Lauter Co. v. Isenreath

77 N.J.L. 323 | N.J. | 1909

The opinion of the court was delivered by

Reed, J.

This action is to replevy a piano. Isenreath received the possession of the piano from the Lanter Company, and gave a certificate that he had hired it from the Lanter Company, it being of the value of $290, for which he agreed to pay $50 on signing this agreement, and to pay the balance in installments of - $7 per month, monthly in advance, or *324sooner, at bis option. That the agreement was to be a hiring contract only, until he, Isenreath, should pay for the instrument in full, and get a receipted bill therefor, the instrument to remain meanwhile the property of the Lauter Company absolutely.

it was agreed that in case of any default in payment by Isenreath at any time, Lauter Company were at liberty to enter any premises where said instrument might be and take it away as their own property.

This certificate was not filed in the office of the register of deeds for Passaic county until May 28th, 1908, although the paper was executed September 15th, 1906.

The piano, before the filing of the agreement aforesaid, had been sold by Isenreath to one Cohen, but no bill of sale was made to Cohen, and, of course, none filed for record.

The court found that Cohen was a bona fide purchaser from Isenreath, and gave judgment for Cohen.

It is insisted that the contract between the Lauter Company and Isenreath was not one for the conditional sale of the piano. In support of this insistence the case of Singer Manufacturing Co. v. Wolff Company, 41 Vroom 127, is cited. But in this case there was a hiring of a sewing machine at a fixed rent, with no clause that upon payment of the value of the machine title should pass to the bailee, nor that a bill of sale should be made to him.
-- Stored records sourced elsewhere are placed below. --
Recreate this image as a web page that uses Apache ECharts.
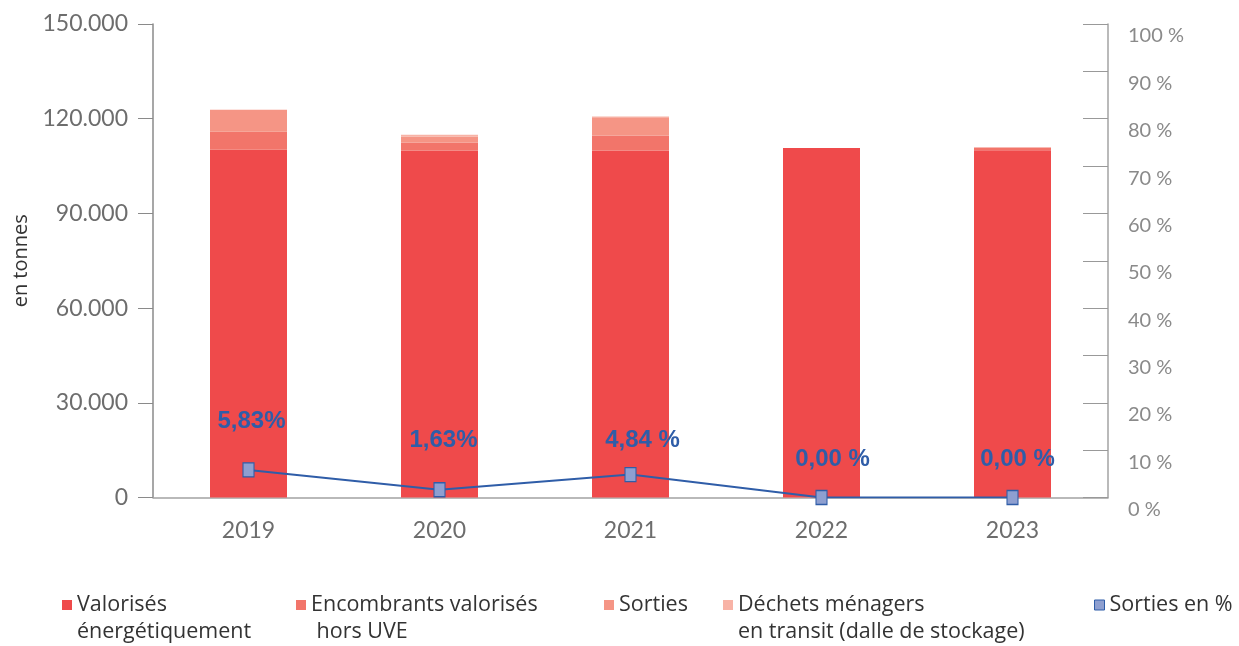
<!DOCTYPE html>
<html>
<head>
<meta charset="utf-8">
<script src="https://cdn.jsdelivr.net/npm/echarts@6/dist/echarts.min.js"></script>
<style>
  html, body { margin: 0; padding: 0; background: #fff; }
  #chart { width: 1239px; height: 646px; }
</style>
</head>
<body>
<div id="chart"></div>
<script>
// values (tonnes)
const years = ['2019', '2020', '2021', '2022', '2023'];
const valorises = [110200, 109900, 109900, 110700, 110000];
const encombrants = [5700, 2600, 4750, 0, 900];
const sorties = [6900, 1850, 5800, 0, 0];
const dechetsTransit = [0, 600, 250, 0, 0];
const sortiesPct = [5.83, 1.63, 4.84, 0, 0];
const pctLabels = ['5,83%', '1,63%', '4,84 %', '0,00 %', '0,00 %'];
const leftTicks = [0, 30000, 60000, 90000, 120000, 150000];

// label placement (style only)
const pctLabelOffsets = [[3, -49], [4, -49], [12, -34], [11, -38], [5, -38]];

const names = [
  'Valorisés\nénergétiquement',
  'Encombrants valorisés\n hors UVE',
  'Sorties',
  'Déchets ménagers\nen transit (dalle de stockage)',
  'Sorties en %'
];
const colors = ['#EF4A4B', '#F2756A', '#F59585', '#F8B3A6'];
const font = 'Lato, "Open Sans", sans-serif';
const legendFont = '"Open Sans", Lato, sans-serif';

const fmtThousands = v => String(v).replace(/\B(?=(\d{3})+(?!\d))/g, '.');

// two-line names get a blank first line so the icon sits beside line one
function legendAt(name, left, iconTop, twoLines) {
  return {
    data: [name],
    left: left,
    top: twoLines ? iconTop - 35.5 : iconTop - 8.5,
    padding: 0,
    itemWidth: 10,
    itemHeight: 10,
    itemGap: 0,
    icon: 'rect',
    selectedMode: false,
    formatter: n => (twoLines ? ' \n' + n : n),
    textStyle: {
      fontFamily: legendFont,
      fontSize: 21.5,
      color: '#333',
      lineHeight: 27
    }
  };
}

const barSeries = [valorises, encombrants, sorties, dechetsTransit].map((d, i) => ({
  name: names[i],
  type: 'bar',
  stack: 'total',
  barWidth: 77,
  data: d,
  itemStyle: { color: colors[i] }
}));

const chart = echarts.init(document.getElementById('chart'));
chart.setOption({
  animation: false,
  grid: { left: 153, right: 131, top: 24, bottom: 148.5 },
  legend: [
    legendAt(names[0], 62, 600, true),
    legendAt(names[1], 296, 600, true),
    legendAt(names[2], 604, 600, false),
    legendAt(names[3], 723, 600, true),
    Object.assign(legendAt(names[4], 1094, 600, false), {
      itemStyle: { color: '#8E9FD0', borderColor: '#2F5DA8', borderWidth: 1 }
    })
  ],
  xAxis: {
    type: 'category',
    data: years,
    axisLine: { lineStyle: { color: '#a3a3a3', width: 1.5 } },
    axisTick: { inside: true, length: 12, lineStyle: { color: '#999' } },
    axisLabel: { fontFamily: font, fontSize: 23, color: '#6d6d6d', margin: 22 }
  },
  yAxis: [
    {
      type: 'value',
      min: leftTicks[0],
      max: leftTicks[leftTicks.length - 1],
      interval: leftTicks[1] - leftTicks[0],
      name: 'en tonnes',
      nameLocation: 'middle',
      nameRotate: 90,
      nameGap: 108,
      nameTextStyle: { fontFamily: legendFont, fontSize: 20, color: '#333' },
      splitLine: { show: false },
      axisLine: { show: true, lineStyle: { color: '#8a8a8a', width: 1.5 } },
      axisTick: { show: true, length: 15, lineStyle: { color: '#8a8a8a' } },
      axisLabel: {
        fontFamily: font, fontSize: 23, color: '#6d6d6d', margin: 25,
        formatter: fmtThousands
      }
    },
    {
      type: 'value',
      min: 0,
      max: 100,
      interval: 10,
      position: 'right',
      splitLine: { show: false },
      axisLine: { show: true, lineStyle: { color: '#a3a3a3', width: 1.5 } },
      axisTick: { show: true, inside: true, length: 25, lineStyle: { color: '#999' } },
      axisLabel: {
        fontFamily: font, fontSize: 20, color: '#8a8a8a', margin: 20,
        verticalAlign: 'top', padding: [2, 0, 0, 0], formatter: '{value} %'
      }
    }
  ],
  series: barSeries.concat([{
    name: names[4],
    type: 'line',
    yAxisIndex: 1,
    z: 5,
    data: sortiesPct.map((v, i) => ({
      value: v,
      label: { formatter: pctLabels[i], offset: pctLabelOffsets[i] }
    })),
    symbol: 'rect',
    symbolSize: [11, 14],
    lineStyle: { color: '#2F5DA8', width: 2 },
    itemStyle: { color: '#8E9FD0', borderColor: '#2F5DA8', borderWidth: 1.2 },
    label: {
      show: true,
      position: 'inside',
      fontFamily: '"Liberation Sans", Arial, sans-serif',
      fontWeight: 'bold',
      fontSize: 24,
      color: '#2F5DA8'
    }
  }])
});
</script>
</body>
</html>
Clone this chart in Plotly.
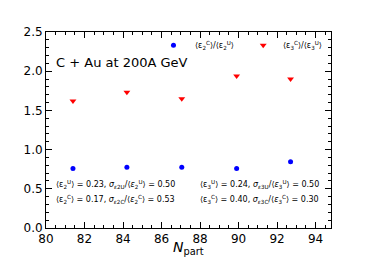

In the present case, as has been stated, there is a provision that, upon the payment of monthly rentals for a period named, the Lauter Company will sell the piano to Isenreath and give a receipted hill for same. There is nothing in the point that the certificate was merely an agreement to sell in the future, if a certain condition is performed by the vendee, and that it is not an agreement for a present sale, title not to pass until the price is paid. The agreement is that a receipted bill shall be given upon full payment by the vendee, meaning that title shall pass upon the performance of that condition, and this constituted a conditional sale. Hine v. Roberts, 48 Conn. 267; Singer Manufacturing Co. v. Cole, 4 Lea 459; Lucas *325v. Campbell, 88 Ill. 447; Baldwin v. Van Wagner, 33 W. Va. 293.

The transaction being a conditional sale, accompanied by an actual delivery to Isenreath, the condition that the piano should remain the property of the Lauter Company until paid for was void as against a subsequent purchaser in good faith until recorded. Gen. Stat., p. 891, § 191.

This certificate, as has been already observed, was not recorded until after Isenreath had sold the piano to' Cohen.

But it is again insisted that under the terms of section 71 of the act of 1898 (Pamph. L., p. 670) the unrecorded conditional sale was void only as to a purchaser whose deed shall have been recorded.

This clause in the act of 1898 is dealt with and explained by Mr. Justice Garrison in his opinion in the case of Lauter & Co. v. O’Toole, ante p. 29, in which case this court decided that the provisions of the Conditional Sale act (Gen. Stat., p. 891), touching the right, of purchasers in good faith, is not affected by section 71 of the act concerning conveyances (Pamph. L. 1898, p. 670), and furthermore, that the former act was not repealed by the act to repeal sundry acts respecting conveyances. Pamph. L. 1898, p. 711.

The judgment in favor of Cohen should be affirmed.